MANCHESTER, N.H. – Hope Tabernacle Church on Cedar Street has long been a key supporter of the homeless population in the Queen City. That fact remains true even during the COVID-19 pandemic, although the crisis has necessitated changes.
According to Hope Tabernacle Pastor Juan Rivera, the church still gives bag lunches to Manchester’s homeless population, but have begun to give the lunches for only 30 minutes a day and outside of their building to avoid crowding that could spread the deadly disease. Rivera also reports that his church recently has only been giving out around 15 lunches per day at the church, around half of what he’d normally see, with volunteers heading around town to offer lunches to other homeless individuals across the city.
Still, he reports that the homeless people he and his volunteers are meeting are doing their best to prevent further spread coronavirus, the cause of COVID-19.
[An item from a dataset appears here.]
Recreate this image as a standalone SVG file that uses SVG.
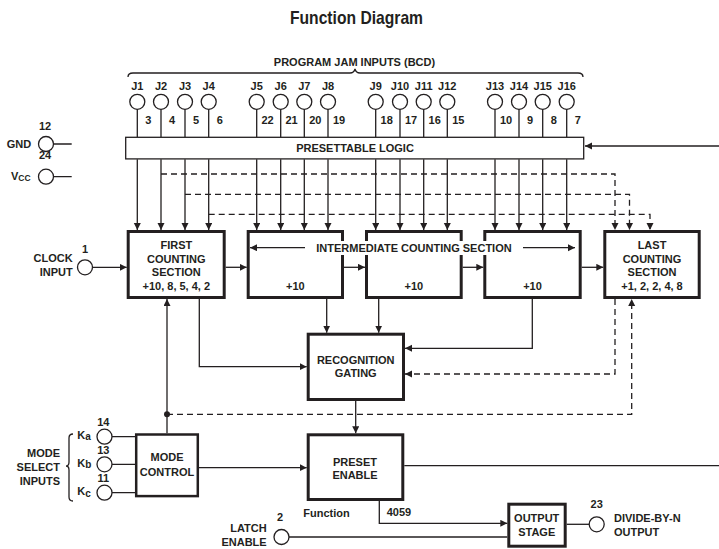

“Believe it or not, they’re doing okay and they’re trying to follow CDC guidelines from what I’ve seen,” said Rivera. “They’re trying to social distance and not shake hands. They appreciate that people are still trying to help them.”
Rivera says he has been in contact with the Manchester Health Department and other local officials to provide comfort and safety for Manchester’s homeless population during the ongoing crisis, efforts not lost on city hall given Rivera’s work in the past.
“This winter, on extremely cold nights and when the shelter was full, Pastor Rivera and volunteers opened their doors and provided a caring atmosphere and shelter to our most vulnerable residents,” said Manchester Mayor Joyce Craig. “Now, in the midst of COVID-19, Pastor Rivera and Hope Tabernacle have again stepped forward to help coordinate volunteers in a time of great need. I’m incredibly grateful for him, and Manchester’s faith community.”
While local and state authorities have created surge facilities across the state in case of hospital overcrowding with COVID-19 cases, there is not currently a coordinated plan to provide ways for New Hampshire’s homeless population to find shelter from the disease in case of homeless shelter overcrowding, with efforts like Hope Tabernacle’s providing a backstop to relieve pressure on Families in Transition and New Horizons, Manchester’s two main homeless support organizations.
A recently unexpected $100,000 grant to those two organizations is helping to provide a secondary facility, with Rivera saying that the organizations’ primary facility nearing capacity as of last week.
According to New Hampshire Joint Information Center Spokesperson Larry Crow, there is a possibility that the New Hampshire Department of Health and Human Services may engage in efforts to help the homeless as needed, but the state’s primary focus toward helping the homeless is geared toward those infected with COVID-19, a fact that stems due to limited resources.
“Even in the best of situations it can get difficult to help people and this is by no means the best of situations,” said Crow.
UPDATE: Rivera has informed Manchester Ink Link that his initial estimate was inaccurate and Hope Tabernacle is regularly distributing 30 to 40 meals per day, but that amount is lower than the total prior to the COVID-19 outbreak.